Arguments of the Respondents
Respondents countered that all applications were premature because the area was not yet classified as alienable and disposable at the time of filing. They argued that Section 14(d) of FAO No. 14 only preserves priority for applications rejected within one year of the area’s official release, a condition that did not cover Yngson’s application filed nearly two years prior. Respondents maintained that the Secretary’s decision to treat the applications as simultaneously filed upon the January 1954 release date and to divide the area equally constituted a valid exercise of administrative discretion. On the contempt charge, respondents asserted that their boundary markings and improvements were authorized by the Presidential Action Committee on Land Problems (PACLAP) and that the dispute involved factual and territorial questions outside the scope of contempt proceedings.
Issues
- Procedural Issues: Whether the acts of respondents in entering the disputed area and placing boundary markers during the pendency of the administrative proceedings constitute contempt of court.
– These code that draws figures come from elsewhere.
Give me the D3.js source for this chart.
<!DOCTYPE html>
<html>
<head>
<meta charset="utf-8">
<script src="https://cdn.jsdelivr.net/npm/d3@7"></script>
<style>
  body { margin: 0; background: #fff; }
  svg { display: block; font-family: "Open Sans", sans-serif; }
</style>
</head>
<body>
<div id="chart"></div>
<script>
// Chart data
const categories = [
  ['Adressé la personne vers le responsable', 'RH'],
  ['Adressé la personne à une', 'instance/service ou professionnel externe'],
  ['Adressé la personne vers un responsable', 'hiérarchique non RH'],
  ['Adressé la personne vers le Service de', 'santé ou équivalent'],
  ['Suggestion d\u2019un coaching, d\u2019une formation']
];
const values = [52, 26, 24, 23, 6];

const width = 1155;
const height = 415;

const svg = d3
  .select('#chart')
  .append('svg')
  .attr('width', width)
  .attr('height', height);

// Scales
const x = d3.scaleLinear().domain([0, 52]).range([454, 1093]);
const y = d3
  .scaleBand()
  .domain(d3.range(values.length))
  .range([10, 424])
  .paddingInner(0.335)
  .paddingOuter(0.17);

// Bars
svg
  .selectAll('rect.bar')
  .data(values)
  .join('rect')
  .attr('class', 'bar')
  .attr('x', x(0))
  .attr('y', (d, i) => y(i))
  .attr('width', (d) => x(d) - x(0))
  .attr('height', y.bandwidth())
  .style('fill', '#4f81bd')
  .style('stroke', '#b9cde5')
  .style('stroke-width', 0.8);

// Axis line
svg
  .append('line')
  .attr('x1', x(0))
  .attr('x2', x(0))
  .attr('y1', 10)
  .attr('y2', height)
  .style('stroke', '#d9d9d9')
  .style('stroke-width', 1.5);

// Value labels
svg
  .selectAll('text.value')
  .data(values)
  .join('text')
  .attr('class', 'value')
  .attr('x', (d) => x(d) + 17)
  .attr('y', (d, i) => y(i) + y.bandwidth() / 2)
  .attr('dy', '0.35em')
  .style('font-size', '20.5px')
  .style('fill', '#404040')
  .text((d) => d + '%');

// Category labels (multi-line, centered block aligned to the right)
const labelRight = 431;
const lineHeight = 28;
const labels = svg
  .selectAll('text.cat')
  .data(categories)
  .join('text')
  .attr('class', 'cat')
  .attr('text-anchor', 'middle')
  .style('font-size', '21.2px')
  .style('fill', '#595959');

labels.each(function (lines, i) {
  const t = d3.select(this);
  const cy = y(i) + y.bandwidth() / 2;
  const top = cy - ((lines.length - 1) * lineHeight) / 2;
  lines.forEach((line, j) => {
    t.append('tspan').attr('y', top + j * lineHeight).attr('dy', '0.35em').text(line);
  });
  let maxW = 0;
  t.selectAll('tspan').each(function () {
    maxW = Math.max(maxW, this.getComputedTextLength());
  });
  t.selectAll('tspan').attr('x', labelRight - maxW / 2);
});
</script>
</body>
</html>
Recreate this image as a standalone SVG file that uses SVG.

- Substantive Issues: Whether the Secretary of Agriculture and Natural Resources and the Office of the President gravely abused their discretion in interpreting and applying the priority rules under Fisheries Administrative Order No. 14, particularly in dividing the fishpond area equally among applicants who filed prematurely.
Ruling
- Procedural: The Court denied the contempt motion for lack of merit. It held that contempt presupposes a contumacious and arrogant defiance of judicial authority. Respondents’ entry and boundary markings were factual disputes over territorial claims better resolved through proper administrative channels or separate judicial actions. The acts did not directly obstruct the administration of justice or violate a specific court order, thus failing to meet the threshold for punishable contempt.
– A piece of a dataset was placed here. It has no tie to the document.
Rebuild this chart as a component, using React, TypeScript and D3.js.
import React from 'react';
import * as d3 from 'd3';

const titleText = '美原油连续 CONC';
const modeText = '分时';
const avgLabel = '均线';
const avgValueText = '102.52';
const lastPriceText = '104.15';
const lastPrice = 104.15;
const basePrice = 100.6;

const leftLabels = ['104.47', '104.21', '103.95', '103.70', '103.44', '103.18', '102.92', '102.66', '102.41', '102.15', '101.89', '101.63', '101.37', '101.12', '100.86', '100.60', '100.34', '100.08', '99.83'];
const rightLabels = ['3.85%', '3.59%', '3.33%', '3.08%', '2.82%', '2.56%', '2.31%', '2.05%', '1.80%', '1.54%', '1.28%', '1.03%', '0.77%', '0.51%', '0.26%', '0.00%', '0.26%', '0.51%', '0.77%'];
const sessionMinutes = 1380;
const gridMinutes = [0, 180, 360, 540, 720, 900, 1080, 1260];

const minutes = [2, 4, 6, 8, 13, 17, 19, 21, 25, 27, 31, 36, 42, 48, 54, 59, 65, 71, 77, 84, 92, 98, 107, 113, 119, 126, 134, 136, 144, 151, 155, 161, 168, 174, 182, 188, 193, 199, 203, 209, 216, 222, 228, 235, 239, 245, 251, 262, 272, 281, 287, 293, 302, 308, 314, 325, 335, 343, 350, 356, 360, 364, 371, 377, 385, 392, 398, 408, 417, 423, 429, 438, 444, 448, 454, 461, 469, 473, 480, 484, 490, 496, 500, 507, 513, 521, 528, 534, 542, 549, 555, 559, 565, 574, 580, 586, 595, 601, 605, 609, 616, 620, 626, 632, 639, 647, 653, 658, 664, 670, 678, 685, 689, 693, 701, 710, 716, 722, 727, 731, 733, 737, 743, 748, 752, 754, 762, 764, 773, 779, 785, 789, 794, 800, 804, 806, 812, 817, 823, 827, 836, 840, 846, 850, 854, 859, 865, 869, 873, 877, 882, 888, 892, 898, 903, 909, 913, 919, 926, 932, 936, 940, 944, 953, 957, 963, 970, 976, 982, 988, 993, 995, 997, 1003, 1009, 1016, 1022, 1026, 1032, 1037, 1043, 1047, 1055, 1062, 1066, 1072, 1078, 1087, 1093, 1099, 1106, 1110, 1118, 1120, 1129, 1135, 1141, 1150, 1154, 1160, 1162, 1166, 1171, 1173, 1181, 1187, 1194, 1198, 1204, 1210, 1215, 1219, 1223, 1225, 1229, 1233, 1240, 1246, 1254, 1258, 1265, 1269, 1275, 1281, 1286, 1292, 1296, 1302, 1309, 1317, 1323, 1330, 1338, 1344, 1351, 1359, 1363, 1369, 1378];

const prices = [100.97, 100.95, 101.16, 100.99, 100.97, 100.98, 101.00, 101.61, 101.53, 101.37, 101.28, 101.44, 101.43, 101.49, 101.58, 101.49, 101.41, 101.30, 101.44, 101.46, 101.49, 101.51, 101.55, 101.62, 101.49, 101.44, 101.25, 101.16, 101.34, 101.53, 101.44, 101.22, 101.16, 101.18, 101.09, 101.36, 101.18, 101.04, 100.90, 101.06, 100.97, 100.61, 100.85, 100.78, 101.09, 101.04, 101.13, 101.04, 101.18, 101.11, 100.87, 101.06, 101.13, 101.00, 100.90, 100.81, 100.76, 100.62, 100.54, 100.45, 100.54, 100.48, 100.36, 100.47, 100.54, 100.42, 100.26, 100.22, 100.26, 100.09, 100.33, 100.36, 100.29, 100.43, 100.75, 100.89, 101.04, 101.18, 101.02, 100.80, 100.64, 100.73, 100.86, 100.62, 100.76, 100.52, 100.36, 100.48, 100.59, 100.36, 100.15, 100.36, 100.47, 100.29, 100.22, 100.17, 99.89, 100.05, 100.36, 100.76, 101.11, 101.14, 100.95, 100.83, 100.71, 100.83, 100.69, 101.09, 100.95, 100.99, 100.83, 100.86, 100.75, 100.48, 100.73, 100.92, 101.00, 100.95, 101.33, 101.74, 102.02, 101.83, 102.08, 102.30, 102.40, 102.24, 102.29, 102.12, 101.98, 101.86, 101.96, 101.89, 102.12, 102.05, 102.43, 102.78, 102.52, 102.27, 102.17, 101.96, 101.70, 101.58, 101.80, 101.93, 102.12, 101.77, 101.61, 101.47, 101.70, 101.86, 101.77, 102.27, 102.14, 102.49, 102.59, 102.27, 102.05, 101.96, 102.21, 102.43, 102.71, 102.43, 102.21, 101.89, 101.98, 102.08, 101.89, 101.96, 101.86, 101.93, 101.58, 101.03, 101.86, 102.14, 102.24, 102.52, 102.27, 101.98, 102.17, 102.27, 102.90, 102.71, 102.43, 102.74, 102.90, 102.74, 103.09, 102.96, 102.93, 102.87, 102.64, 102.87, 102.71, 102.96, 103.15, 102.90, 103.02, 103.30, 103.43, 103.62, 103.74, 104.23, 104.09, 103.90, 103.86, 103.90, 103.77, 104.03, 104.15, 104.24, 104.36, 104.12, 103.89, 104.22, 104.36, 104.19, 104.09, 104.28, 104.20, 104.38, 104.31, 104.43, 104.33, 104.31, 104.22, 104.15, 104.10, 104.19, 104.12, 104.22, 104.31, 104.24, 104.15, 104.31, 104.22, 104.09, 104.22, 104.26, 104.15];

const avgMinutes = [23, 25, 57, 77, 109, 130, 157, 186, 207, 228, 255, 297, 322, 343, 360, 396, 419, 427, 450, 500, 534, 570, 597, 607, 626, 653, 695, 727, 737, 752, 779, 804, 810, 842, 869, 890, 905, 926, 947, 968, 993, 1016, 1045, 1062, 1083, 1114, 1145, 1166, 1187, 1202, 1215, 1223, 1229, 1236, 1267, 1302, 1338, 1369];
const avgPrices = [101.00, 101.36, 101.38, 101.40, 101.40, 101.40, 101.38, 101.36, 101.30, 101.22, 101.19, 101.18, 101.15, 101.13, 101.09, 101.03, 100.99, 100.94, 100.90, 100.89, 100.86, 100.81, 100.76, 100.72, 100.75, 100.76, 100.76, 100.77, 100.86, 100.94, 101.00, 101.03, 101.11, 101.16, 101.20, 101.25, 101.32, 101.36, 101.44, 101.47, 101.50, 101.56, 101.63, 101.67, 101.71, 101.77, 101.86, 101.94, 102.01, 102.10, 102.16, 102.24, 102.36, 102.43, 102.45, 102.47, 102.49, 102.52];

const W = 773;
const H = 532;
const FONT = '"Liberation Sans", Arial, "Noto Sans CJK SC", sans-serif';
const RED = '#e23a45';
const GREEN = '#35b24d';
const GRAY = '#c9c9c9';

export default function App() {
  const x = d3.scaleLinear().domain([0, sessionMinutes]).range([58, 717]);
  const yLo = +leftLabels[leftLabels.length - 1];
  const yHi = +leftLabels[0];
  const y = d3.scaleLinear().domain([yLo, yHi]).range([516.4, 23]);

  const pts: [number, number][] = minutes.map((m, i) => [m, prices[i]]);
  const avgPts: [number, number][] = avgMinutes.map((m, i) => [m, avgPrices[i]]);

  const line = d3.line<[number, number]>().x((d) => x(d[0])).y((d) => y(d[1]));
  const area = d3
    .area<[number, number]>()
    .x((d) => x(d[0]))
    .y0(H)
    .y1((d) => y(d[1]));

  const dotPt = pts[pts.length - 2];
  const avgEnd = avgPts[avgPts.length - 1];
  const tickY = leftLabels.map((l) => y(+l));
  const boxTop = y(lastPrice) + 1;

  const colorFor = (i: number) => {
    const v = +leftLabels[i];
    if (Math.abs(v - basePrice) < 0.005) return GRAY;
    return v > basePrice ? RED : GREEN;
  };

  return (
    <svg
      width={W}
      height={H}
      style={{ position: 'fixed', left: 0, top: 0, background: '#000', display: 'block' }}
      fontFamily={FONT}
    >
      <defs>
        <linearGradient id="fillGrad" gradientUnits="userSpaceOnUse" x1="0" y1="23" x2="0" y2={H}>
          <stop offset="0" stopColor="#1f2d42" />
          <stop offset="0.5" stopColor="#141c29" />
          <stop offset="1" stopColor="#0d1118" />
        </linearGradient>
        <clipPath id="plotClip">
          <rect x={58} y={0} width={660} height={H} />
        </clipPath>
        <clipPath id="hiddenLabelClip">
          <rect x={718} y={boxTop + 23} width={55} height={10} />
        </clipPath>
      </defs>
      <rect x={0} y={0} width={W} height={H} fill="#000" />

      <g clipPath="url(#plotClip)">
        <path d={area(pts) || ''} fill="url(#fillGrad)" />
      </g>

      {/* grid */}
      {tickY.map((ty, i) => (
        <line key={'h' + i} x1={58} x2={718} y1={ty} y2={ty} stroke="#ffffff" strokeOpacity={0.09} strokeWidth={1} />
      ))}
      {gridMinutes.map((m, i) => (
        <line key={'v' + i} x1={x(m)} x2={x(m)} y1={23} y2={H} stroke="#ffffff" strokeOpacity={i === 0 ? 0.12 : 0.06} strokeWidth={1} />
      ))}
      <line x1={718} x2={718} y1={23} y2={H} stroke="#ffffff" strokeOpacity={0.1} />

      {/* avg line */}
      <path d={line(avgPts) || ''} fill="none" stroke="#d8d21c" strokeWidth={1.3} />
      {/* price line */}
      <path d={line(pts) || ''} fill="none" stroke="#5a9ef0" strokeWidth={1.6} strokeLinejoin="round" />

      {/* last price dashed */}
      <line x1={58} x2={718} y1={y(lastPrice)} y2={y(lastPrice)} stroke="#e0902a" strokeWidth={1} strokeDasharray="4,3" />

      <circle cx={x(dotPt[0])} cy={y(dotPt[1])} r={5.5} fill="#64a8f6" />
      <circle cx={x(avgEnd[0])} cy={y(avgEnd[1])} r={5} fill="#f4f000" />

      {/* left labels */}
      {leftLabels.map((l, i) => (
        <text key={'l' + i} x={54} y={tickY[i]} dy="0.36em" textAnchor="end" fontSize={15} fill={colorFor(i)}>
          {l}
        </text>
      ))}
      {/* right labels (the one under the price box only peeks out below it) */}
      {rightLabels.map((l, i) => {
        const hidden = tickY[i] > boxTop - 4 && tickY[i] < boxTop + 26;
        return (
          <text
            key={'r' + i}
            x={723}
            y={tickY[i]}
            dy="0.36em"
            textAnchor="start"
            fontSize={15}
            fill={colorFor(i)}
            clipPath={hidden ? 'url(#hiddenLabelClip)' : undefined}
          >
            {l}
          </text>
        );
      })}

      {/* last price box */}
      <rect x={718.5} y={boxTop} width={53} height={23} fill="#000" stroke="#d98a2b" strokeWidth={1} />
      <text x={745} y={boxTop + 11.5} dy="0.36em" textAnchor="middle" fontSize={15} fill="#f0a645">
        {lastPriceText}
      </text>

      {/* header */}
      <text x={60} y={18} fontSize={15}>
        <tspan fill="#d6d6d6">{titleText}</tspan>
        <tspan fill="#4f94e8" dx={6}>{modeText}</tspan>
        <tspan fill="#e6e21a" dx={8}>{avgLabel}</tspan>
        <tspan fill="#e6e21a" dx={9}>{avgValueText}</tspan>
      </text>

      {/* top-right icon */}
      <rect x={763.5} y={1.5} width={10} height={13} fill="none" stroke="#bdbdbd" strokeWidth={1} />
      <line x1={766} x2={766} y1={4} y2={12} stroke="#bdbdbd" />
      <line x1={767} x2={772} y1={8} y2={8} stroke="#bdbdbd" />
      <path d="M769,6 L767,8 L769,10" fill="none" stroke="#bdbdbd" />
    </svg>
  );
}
- Substantive: The Court affirmed the lower court’s dismissal, finding no grave abuse of discretion by the administrative agencies. It ruled that until public forest or swampland is officially released as alienable and disposable, the Bureau of Fisheries lacks jurisdiction to dispose of it, rendering all prior applications premature. Because all applications were filed before the January 14, 1954 release date, none vested a preferential right. Section 14(d) of FAO No. 14 applies only to applications rejected within one year of release; Yngson’s 1952 application fell outside this window. The Court upheld the Secretary’s interpretation that the provision merely redeems premature applications as of the release date rather than granting superior rights. Absent clear arbitrariness, the administrative agency’s construction of its implementing rules is entitled to controlling weight.
Doctrines
- Requirement of Alienable and Disposable Classification — Lands of the public domain, particularly forest or swampland, must first be officially released and classified as alienable and disposable before any government agency may lease, grant, or dispose of them. The Court applied this principle to invalidate claims of priority for applications filed before the official release of the 66-hectare mangrove swamp, establishing that premature filings cannot vest possessory or preferential rights.
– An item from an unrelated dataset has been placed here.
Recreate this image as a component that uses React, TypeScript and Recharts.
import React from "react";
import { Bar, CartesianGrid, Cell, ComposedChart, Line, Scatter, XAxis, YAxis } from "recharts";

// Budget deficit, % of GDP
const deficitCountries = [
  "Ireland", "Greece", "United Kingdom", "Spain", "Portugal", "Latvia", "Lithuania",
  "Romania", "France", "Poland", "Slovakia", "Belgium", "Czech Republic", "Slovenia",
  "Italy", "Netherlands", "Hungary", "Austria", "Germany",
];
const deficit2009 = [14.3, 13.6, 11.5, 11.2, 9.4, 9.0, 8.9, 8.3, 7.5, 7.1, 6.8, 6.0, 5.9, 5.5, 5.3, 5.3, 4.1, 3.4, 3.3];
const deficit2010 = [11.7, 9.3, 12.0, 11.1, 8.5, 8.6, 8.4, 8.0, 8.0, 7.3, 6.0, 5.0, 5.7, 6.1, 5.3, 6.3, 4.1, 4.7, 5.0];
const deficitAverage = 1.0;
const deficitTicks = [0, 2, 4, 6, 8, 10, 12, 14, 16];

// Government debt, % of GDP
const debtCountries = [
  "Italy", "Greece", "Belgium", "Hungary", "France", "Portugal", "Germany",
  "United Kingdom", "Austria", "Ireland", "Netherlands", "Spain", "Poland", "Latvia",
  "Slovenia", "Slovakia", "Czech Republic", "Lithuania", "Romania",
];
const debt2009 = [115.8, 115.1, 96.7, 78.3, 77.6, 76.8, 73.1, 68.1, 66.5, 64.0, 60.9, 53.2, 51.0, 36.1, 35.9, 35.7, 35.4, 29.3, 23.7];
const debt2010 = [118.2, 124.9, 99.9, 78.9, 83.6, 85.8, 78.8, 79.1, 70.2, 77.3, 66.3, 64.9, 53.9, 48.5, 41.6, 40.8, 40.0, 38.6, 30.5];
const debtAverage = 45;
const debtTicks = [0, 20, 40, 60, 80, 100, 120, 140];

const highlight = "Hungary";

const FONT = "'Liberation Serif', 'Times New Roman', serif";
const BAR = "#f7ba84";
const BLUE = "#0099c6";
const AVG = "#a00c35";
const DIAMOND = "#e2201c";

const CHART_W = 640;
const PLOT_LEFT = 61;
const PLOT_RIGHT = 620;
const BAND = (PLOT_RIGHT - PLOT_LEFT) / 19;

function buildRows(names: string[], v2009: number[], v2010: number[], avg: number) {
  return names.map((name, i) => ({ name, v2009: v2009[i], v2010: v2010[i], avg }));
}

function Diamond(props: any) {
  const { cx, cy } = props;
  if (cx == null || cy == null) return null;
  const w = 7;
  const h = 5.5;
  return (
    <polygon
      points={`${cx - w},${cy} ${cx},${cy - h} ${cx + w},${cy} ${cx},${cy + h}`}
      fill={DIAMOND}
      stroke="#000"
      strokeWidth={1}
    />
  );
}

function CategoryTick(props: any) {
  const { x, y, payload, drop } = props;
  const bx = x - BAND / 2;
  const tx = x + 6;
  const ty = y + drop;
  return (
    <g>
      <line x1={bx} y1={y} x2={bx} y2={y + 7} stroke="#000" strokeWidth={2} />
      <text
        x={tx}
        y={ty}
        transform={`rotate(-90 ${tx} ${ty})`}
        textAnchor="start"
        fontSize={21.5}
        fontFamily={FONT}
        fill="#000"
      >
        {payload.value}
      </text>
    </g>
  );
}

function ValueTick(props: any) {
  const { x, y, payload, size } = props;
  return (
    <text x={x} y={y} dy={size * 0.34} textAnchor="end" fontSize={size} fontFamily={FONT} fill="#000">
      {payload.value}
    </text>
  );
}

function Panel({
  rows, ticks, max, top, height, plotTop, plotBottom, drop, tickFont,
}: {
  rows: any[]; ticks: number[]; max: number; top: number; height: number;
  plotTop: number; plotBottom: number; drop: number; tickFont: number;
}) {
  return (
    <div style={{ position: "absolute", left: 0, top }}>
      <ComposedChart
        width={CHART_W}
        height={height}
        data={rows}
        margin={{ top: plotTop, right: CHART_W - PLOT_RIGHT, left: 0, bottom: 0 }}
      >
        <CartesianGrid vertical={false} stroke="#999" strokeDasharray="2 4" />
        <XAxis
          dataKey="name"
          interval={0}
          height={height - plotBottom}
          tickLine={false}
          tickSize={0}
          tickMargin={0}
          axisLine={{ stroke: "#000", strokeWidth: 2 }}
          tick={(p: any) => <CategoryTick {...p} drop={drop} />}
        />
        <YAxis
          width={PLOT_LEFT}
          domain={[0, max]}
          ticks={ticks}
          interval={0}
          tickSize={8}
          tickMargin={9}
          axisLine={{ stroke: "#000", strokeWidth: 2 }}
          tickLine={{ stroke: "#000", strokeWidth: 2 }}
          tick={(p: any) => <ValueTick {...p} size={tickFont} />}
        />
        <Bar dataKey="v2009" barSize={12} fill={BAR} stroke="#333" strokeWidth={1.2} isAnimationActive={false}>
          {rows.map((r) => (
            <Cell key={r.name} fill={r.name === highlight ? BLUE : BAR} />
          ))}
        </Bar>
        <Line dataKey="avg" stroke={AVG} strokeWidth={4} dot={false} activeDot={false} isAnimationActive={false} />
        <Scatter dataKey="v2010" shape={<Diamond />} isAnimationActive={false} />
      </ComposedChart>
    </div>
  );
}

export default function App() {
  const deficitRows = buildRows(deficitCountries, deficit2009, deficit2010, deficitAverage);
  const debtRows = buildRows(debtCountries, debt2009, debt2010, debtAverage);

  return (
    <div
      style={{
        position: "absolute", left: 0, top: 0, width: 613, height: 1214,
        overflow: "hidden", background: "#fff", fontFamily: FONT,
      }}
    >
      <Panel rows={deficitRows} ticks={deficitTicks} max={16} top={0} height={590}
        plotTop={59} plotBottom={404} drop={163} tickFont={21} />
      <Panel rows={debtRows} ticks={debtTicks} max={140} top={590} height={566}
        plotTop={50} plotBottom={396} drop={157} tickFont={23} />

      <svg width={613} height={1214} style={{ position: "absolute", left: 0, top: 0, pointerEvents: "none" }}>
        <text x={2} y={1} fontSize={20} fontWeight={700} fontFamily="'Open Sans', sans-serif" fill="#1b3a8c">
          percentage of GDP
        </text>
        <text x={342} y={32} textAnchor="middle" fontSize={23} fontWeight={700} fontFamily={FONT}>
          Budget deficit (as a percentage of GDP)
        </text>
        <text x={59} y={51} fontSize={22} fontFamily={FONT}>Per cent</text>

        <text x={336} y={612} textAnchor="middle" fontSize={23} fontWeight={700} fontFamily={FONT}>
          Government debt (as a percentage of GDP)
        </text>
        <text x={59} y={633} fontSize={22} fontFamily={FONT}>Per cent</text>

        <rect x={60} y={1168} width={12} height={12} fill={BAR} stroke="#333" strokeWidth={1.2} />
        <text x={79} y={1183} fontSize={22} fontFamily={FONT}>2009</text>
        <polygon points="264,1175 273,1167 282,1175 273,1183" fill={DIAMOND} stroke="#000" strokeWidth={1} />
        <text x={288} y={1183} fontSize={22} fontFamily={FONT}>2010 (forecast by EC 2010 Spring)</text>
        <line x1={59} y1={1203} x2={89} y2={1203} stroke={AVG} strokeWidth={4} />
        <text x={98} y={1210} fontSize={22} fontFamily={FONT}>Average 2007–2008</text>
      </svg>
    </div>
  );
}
- Controlling Weight to Administrative Construction — The interpretation of administrative rules by the implementing agency is entitled to great, if not controlling, weight, provided it is not contrary to law or marked by grave abuse of discretion. The Court relied on this doctrine to uphold the Secretary of Agriculture and Natural Resources’ reading of Section 14(d) of FAO No. 14 as a mechanism to reinstate premature applications upon release, rather than to confer preferential priority over later applicants.
Key Excerpts
- "It is elementary in the law governing the disposition of lands of the public domain that until timber or forest lands are released as disposable and alienable neither the Bureau of Lands nor the Bureau of Fisheries has authority to lease, grant, sell, or otherwise dispose of these lands for homesteads, sales patents, leases for grazing or other purposes, fishpond leases, and other modes of utilization." — The Court used this formulation to establish the jurisdictional limit on administrative agencies, emphasizing that premature applications filed over unreleased public land cannot vest any preferential rights.
- "The Office of the President holds the view that the only purpose of the provision in question is to redeem a rejected premature application and to consider it filed as of the date the area was released and not to grant a premature application a better right over another of the same category. We find such an interpretation as an exercise of sound discretion which should not be disturbed." — This passage illustrates the Court’s deference to administrative interpretation of implementing regulations, reinforcing that agencies may reasonably construe priority rules to manage premature filings without judicial interference.
Precedents Cited
- Mapa v. Insular Government, 10 Phil. 175 — Cited to establish the foundational rule that public forest lands must be officially released as alienable and disposable before any disposition or lease can be validly granted.
- Ankron v. Government of the Philippine Islands, 40 Phil. 10 — Cited alongside Mapa to reinforce the requirement of official classification before disposition of public domain lands.
- Vda. de Alfafara v. Mapa, 95 Phil. 125 — Cited to support the principle that unreleased public lands remain outside the jurisdiction of disposition agencies.
- Director of Forestry v. Muñoz, 23 SCRA 1184 — Cited to reiterate the classification requirement and the limitations of agency authority over forest reserves.
- Salaria v. Buenviaje, 81 SCRA 722 — Cited to support the principle that the construction of a statute or regulation by the implementing officer is entitled to controlling weight.
- Pastor v. Echavez, 79 SCRA 220 — Cited to reiterate that the discretion of a department head must be respected absent a clear showing of abuse.
- De Midgely v. Ferandos, 64 SCRA 23 & Matutina v. Judge Buslon, 109 Phil. 140 — Cited to define the elements of contempt of court, requiring contumacious and arrogant defiance of judicial processes.
Provisions
- Section 14(a) and (d), Fisheries Administrative Order No. 14 — Governs priority rules for fishpond applications. The Court interpreted paragraph (a) as inapplicable to premature filings, and paragraph (d) as applying only to applications rejected within one year of an area’s release, thereby excluding the petitioner’s 1952 application from preferential treatment.